Salahkah jika balita kita menjadi kecanduan menonton televisi? Toh, kita pula yang mengajarkan mereka kebiasaan buruk itu! Lalu apa yang harus kita lakukan? Karena kami sangat tahu program televisi 90% lebih tak layak ditonton anak-anak kami. Anak pertama lahir tahun 1996 dan anak kedua lahir tahun 2000. “Kasian deh kamu! Ibu kamu gak gaul. Masa kamu gak punya tv”, komentar teman-teman anakku kerap disampaikan untuk merayu kami membeli televisi.
Waktu menikah aku diberi hadiah televisi oleh seorang kerabat. Namun sudah waktunya masuk gudang, maklum televisi edisi jadul mungkin ada komponen yang rusak dan aku tak mau membetulkannya ke tukang servis hi3 …
Aku dan suami berjuang menyiasati hal tersebut. Buku! Ya … Sama-sama benda kotak. Berlembar-lembar halamannya juga penuh gambar, berwarna, dengan tulisan cerita yang sangat menarik. Saat anakku belum bias membaca. Maka kamilah ‘annoucher’ layaknya pembawa berita di televisi. Kami belajar ’story telling’ dan berperan seperti aktor dan aktris sinetron. Atau kami mencari gaya terbaik agar menarik serupa tokoh-tokoh kartun Nobita, Doraemon, Naruto, Avatar, Bart Simpson, dan sebagainya.

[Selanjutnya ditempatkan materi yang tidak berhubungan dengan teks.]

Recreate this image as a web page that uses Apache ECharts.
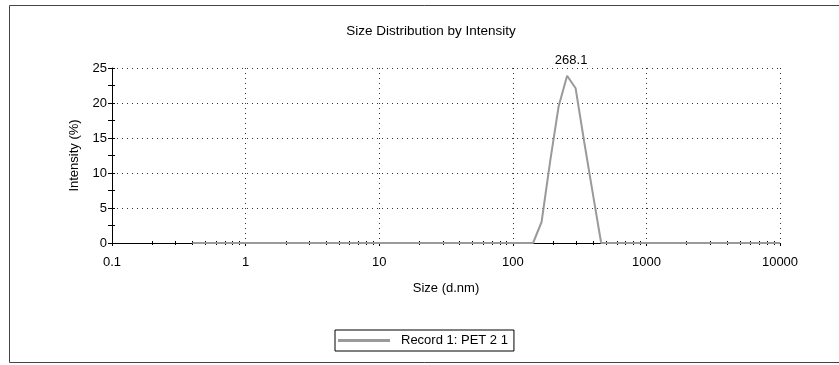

Setelah mereka bisa membaca. Wow … Jumlah buku kami melonjak cepat, karena mereka sangat lahap menyantap berbagai bacaan yang ada. Kecepatan membacanya membuat kami harus menyediakan anggaran khusus agar dapat membeli buku-buku bagi mereka. Ini pilihan hidup! Jika anak lain pergi ke mal minta makan KFC, MC Donald, Texas, Baskin and Robin, atau mainan mobil dan robot. Anak-anak mengajak kami duduk bahkan ndeprok berjam-jam di toko buku. Lalu pulang dengan masing-masing membawa satu buku.
Nah … Cerita ini berlanjut menjadi momen yang mengharukan. Saat kami pindah ke sebuah perumahan tipe 21/72 dan bertetangga dengan keluarga-keluarga muda (anak-anak mereka usia balita / SD) anakku berkata, “Bu … kasihan deh! Masa teman-temanku gak punya buku cerita.” “Kenapa kasihan?” tanyaku. “Katanya buat makan dan bayaran sekolah aja susah. Mana bias beli buku”. Lanjut anakku. “Trus gimana dong?” tanyaku memancing ide mereka. “Buat perpustakaan aja Bu. Buku-buku kita boleh dibaca sama mereka. Gratis!” sambung mereka antusias.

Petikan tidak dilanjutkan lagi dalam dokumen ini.